### Problem requirements
Output the material below unchanged, apart from leaving out the pictures.

-=-=-=-=-

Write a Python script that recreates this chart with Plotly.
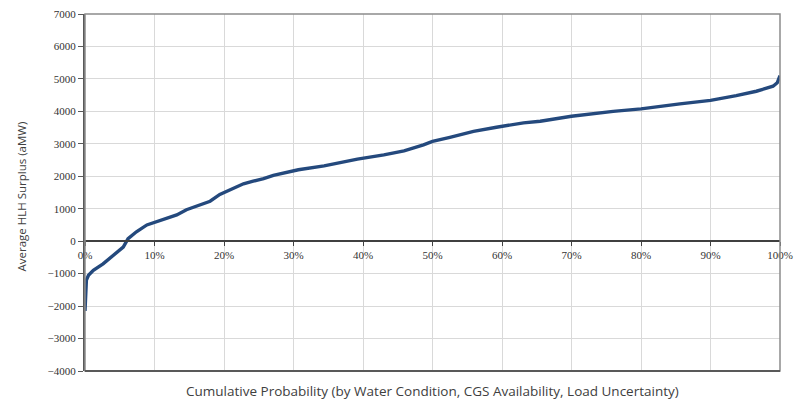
import plotly.graph_objects as go

cum_prob = [0.0, 0.001, 0.002, 0.005, 0.012, 0.026, 0.041, 0.055, 0.062, 0.074, 0.089,
            0.103, 0.118, 0.132, 0.146, 0.165, 0.18, 0.194, 0.213, 0.228, 0.242,
            0.257, 0.271, 0.29, 0.307, 0.344, 0.392, 0.43, 0.459, 0.487, 0.50,
            0.525, 0.559, 0.592, 0.631, 0.655, 0.70, 0.76, 0.80, 0.856, 0.90,
            0.937, 0.966, 0.99, 0.996, 1.0]
surplus = [-2150, -1500, -1200, -1050, -900, -700, -440, -180, 80, 290, 500,
           600, 730, 810, 970, 1100, 1230, 1440, 1615, 1770, 1850,
           1925, 2030, 2115, 2200, 2320, 2530, 2660, 2785, 2970, 3075,
           3200, 3385, 3510, 3645, 3695, 3850, 4000, 4075, 4230, 4340,
           4485, 4620, 4775, 4880, 5100]

y_ticks = [-4000, -3000, -2000, -1000, 0, 1000, 2000, 3000, 4000, 5000, 6000, 7000]
x_ticks = [0, 0.1, 0.2, 0.3, 0.4, 0.5, 0.6, 0.7, 0.8, 0.9, 1.0]
x_tick_labels = ["0%", "10%", "20%", "30%", "40%", "50%", "60%", "70%", "80%", "90%", "100%"]

x_title = "Cumulative Probability (by Water Condition, CGS Availability, Load Uncertainty)"
y_title = "Average HLH Surplus (aMW)"

y_min, y_max = -4000, 7000

fig = go.Figure()
fig.add_trace(go.Scatter(
    x=cum_prob, y=surplus, mode="lines",
    line=dict(color="#24497D", width=3.4), showlegend=False,
))

tick_font = dict(family="Liberation Serif", size=11, color="#333333")
x_title_font = dict(family="Open Sans", size=13.5, color="#404040")
y_title_font = dict(family="Open Sans", size=11.5, color="#404040")

fig.update_layout(
    width=794, height=403,
    margin=dict(l=85, r=14, t=14, b=32),
    paper_bgcolor="white", plot_bgcolor="white",
    xaxis=dict(
        range=[0, 1], tickvals=x_ticks, ticktext=x_tick_labels,
        showgrid=True, gridcolor="#D9D9D9", gridwidth=1,
        anchor="free", position=(0 - y_min) / (y_max - y_min),
        showline=True, linecolor="#404040", linewidth=2,
        ticks="outside", ticklen=4, tickcolor="#404040", tickwidth=1,
        tickfont=tick_font, zeroline=False, automargin=False,
    ),
    yaxis=dict(
        range=[y_min, y_max], tickvals=y_ticks, tickformat="d",
        showgrid=True, gridcolor="#D9D9D9", gridwidth=1,
        showline=True, linecolor="#595959", linewidth=2,
        ticks="outside", ticklen=5, tickcolor="#595959", tickwidth=1,
        tickfont=tick_font, zeroline=False, automargin=False,
    ),
    shapes=[
        dict(type="rect", xref="paper", yref="paper", x0=0, x1=1, y0=0, y1=1,
             line=dict(color="#8C8C8C", width=1.5), layer="above"),
        dict(type="line", xref="paper", yref="paper", x0=0, x1=1, y0=0, y1=0,
             line=dict(color="#595959", width=2), layer="above"),
    ],
    annotations=[
        dict(text=x_title, xref="paper", yref="paper", x=0.5, y=0,
             yshift=-9, yanchor="top", showarrow=False, font=x_title_font),
        dict(text=y_title, xref="paper", yref="paper", x=0, y=0.5,
             xshift=-64, yshift=-4, xanchor="center", yanchor="middle",
             textangle=-90, showarrow=False, font=y_title_font),
    ],
)

fig.write_html("out.html", config={"displayModeBar": False},
               post_script="document.body.style.margin='0';document.body.style.overflow='hidden';")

-=-=-=-=-

### Response below
Write a Python script that recreates this chart with Plotly.
import plotly.graph_objects as go

cum_prob = [0.0, 0.001, 0.002, 0.005, 0.012, 0.026, 0.041, 0.055, 0.062, 0.074, 0.089,
            0.103, 0.118, 0.132, 0.146, 0.165, 0.18, 0.194, 0.213, 0.228, 0.242,
            0.257, 0.271, 0.29, 0.307, 0.344, 0.392, 0.43, 0.459, 0.487, 0.50,
            0.525, 0.559, 0.592, 0.631, 0.655, 0.70, 0.76, 0.80, 0.856, 0.90,
            0.937, 0.966, 0.99, 0.996, 1.0]
surplus = [-2150, -1500, -1200, -1050, -900, -700, -440, -180, 80, 290, 500,
           600, 730, 810, 970, 1100, 1230, 1440, 1615, 1770, 1850,
           1925, 2030, 2115, 2200, 2320, 2530, 2660, 2785, 2970, 3075,
           3200, 3385, 3510, 3645, 3695, 3850, 4000, 4075, 4230, 4340,
           4485, 4620, 4775, 4880, 5100]

y_ticks = [-4000, -3000, -2000, -1000, 0, 1000, 2000, 3000, 4000, 5000, 6000, 7000]
x_ticks = [0, 0.1, 0.2, 0.3, 0.4, 0.5, 0.6, 0.7, 0.8, 0.9, 1.0]
x_tick_labels = ["0%", "10%", "20%", "30%", "40%", "50%", "60%", "70%", "80%", "90%", "100%"]

x_title = "Cumulative Probability (by Water Condition, CGS Availability, Load Uncertainty)"
y_title = "Average HLH Surplus (aMW)"

y_min, y_max = -4000, 7000

fig = go.Figure()
fig.add_trace(go.Scatter(
    x=cum_prob, y=surplus, mode="lines",
    line=dict(color="#24497D", width=3.4), showlegend=False,
))

tick_font = dict(family="Liberation Serif", size=11, color="#333333")
x_title_font = dict(family="Open Sans", size=13.5, color="#404040")
y_title_font = dict(family="Open Sans", size=11.5, color="#404040")

fig.update_layout(
    width=794, height=403,
    margin=dict(l=85, r=14, t=14, b=32),
    paper_bgcolor="white", plot_bgcolor="white",
    xaxis=dict(
        range=[0, 1], tickvals=x_ticks, ticktext=x_tick_labels,
        showgrid=True, gridcolor="#D9D9D9", gridwidth=1,
        anchor="free", position=(0 - y_min) / (y_max - y_min),
        showline=True, linecolor="#404040", linewidth=2,
        ticks="outside", ticklen=4, tickcolor="#404040", tickwidth=1,
        tickfont=tick_font, zeroline=False, automargin=False,
    ),
    yaxis=dict(
        range=[y_min, y_max], tickvals=y_ticks, tickformat="d",
        showgrid=True, gridcolor="#D9D9D9", gridwidth=1,
        showline=True, linecolor="#595959", linewidth=2,
        ticks="outside", ticklen=5, tickcolor="#595959", tickwidth=1,
        tickfont=tick_font, zeroline=False, automargin=False,
    ),
    shapes=[
        dict(type="rect", xref="paper", yref="paper", x0=0, x1=1, y0=0, y1=1,
             line=dict(color="#8C8C8C", width=1.5), layer="above"),
        dict(type="line", xref="paper", yref="paper", x0=0, x1=1, y0=0, y1=0,
             line=dict(color="#595959", width=2), layer="above"),
    ],
    annotations=[
        dict(text=x_title, xref="paper", yref="paper", x=0.5, y=0,
             yshift=-9, yanchor="top", showarrow=False, font=x_title_font),
        dict(text=y_title, xref="paper", yref="paper", x=0, y=0.5,
             xshift=-64, yshift=-4, xanchor="center", yanchor="middle",
             textangle=-90, showarrow=False, font=y_title_font),
    ],
)

fig.write_html("out.html", config={"displayModeBar": False},
               post_script="document.body.style.margin='0';document.body.style.overflow='hidden';")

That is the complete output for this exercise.